## Aim
Scan the lines below for the string "Write" and copy every one that has it.

## Given information
------------------------------

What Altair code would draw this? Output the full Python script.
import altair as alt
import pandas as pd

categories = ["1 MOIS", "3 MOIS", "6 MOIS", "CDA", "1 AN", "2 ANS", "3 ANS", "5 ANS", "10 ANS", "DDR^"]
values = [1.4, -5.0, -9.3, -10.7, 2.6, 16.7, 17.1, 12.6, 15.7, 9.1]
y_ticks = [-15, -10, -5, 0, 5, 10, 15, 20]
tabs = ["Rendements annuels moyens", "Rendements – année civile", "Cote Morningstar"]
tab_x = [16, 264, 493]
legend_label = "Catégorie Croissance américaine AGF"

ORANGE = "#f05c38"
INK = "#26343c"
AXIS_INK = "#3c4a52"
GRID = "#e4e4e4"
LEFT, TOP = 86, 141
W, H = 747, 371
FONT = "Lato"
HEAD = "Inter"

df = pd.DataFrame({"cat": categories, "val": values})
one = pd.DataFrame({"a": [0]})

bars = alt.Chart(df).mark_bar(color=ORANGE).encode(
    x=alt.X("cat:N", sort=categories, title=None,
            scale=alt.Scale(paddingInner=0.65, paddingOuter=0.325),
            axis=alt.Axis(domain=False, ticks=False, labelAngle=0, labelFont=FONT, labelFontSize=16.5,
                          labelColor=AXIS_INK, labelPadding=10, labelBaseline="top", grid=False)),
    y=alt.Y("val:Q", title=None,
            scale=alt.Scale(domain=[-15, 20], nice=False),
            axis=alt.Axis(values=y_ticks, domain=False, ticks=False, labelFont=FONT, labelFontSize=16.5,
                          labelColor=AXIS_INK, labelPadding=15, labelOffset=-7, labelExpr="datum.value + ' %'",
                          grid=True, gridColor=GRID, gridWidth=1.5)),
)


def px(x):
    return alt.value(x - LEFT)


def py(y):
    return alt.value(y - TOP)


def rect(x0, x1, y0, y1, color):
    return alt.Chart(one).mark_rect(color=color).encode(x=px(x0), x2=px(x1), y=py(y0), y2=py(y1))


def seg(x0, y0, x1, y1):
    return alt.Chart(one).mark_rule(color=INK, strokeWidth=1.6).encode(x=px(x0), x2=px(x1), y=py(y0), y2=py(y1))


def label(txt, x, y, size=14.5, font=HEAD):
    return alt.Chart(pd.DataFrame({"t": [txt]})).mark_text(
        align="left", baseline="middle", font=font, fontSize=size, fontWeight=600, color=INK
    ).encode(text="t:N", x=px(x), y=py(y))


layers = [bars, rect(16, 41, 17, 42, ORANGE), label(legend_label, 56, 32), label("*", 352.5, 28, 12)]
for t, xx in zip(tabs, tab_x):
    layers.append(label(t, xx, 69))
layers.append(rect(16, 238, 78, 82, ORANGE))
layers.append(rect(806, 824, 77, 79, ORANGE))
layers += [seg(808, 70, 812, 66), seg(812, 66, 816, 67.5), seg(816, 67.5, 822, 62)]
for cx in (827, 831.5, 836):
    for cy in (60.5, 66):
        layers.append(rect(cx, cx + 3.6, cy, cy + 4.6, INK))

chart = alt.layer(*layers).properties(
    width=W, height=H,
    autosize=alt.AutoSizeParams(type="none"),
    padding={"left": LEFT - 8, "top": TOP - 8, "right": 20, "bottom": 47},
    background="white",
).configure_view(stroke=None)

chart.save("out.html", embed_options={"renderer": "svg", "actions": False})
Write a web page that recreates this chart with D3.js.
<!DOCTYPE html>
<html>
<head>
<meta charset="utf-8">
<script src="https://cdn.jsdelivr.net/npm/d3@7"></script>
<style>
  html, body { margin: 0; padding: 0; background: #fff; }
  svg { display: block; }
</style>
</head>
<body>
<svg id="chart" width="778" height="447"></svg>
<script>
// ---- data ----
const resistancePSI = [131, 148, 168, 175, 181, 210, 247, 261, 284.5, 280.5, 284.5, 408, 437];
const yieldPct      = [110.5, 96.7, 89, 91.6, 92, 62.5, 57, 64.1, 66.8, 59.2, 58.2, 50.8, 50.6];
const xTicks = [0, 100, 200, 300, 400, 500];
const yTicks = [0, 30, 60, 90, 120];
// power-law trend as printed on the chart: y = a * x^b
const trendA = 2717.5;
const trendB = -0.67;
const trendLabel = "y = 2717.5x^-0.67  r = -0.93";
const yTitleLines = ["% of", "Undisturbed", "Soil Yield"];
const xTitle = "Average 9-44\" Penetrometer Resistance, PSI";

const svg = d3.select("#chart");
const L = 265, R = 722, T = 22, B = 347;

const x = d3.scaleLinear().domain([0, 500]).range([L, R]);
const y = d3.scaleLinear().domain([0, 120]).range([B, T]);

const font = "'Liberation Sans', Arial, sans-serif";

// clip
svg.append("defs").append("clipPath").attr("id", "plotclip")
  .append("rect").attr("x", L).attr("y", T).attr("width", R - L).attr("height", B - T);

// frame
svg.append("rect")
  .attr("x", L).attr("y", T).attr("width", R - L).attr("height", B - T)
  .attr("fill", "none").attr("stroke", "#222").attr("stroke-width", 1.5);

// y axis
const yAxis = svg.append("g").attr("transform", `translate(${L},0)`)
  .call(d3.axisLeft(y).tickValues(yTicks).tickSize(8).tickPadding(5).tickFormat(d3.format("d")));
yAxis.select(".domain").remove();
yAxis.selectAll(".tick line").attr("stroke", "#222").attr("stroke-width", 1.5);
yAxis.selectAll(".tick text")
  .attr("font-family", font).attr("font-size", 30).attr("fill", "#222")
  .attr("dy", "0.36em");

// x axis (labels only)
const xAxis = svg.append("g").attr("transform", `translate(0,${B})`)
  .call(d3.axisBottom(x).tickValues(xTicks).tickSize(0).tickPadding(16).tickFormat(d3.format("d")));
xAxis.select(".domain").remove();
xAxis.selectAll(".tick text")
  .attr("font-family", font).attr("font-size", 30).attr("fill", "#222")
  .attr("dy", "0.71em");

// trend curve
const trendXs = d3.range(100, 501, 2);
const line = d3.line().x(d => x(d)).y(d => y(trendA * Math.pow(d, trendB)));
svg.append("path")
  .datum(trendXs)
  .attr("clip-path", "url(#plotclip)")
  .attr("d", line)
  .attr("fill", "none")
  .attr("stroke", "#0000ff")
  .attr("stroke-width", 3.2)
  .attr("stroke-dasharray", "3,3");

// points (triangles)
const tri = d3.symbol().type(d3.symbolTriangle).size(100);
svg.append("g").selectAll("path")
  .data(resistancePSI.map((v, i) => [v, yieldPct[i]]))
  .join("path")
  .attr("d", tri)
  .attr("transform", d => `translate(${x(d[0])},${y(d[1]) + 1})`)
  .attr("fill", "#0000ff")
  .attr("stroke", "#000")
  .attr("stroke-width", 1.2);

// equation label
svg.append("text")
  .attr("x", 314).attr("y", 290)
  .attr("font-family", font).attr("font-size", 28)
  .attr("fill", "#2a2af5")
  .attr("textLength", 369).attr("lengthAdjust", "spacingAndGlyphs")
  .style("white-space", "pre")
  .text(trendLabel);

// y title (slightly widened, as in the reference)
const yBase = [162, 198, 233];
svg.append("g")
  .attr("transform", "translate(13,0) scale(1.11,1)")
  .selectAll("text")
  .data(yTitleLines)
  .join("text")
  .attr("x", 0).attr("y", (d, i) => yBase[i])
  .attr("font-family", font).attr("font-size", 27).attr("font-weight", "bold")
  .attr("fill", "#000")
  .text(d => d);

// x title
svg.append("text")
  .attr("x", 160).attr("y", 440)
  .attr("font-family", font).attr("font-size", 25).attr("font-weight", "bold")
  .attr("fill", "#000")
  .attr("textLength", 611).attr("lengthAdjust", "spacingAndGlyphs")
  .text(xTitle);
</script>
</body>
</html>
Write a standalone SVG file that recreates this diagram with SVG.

------------------------------

## Correct response
Write a web page that recreates this chart with D3.js.
Write a standalone SVG file that recreates this diagram with SVG.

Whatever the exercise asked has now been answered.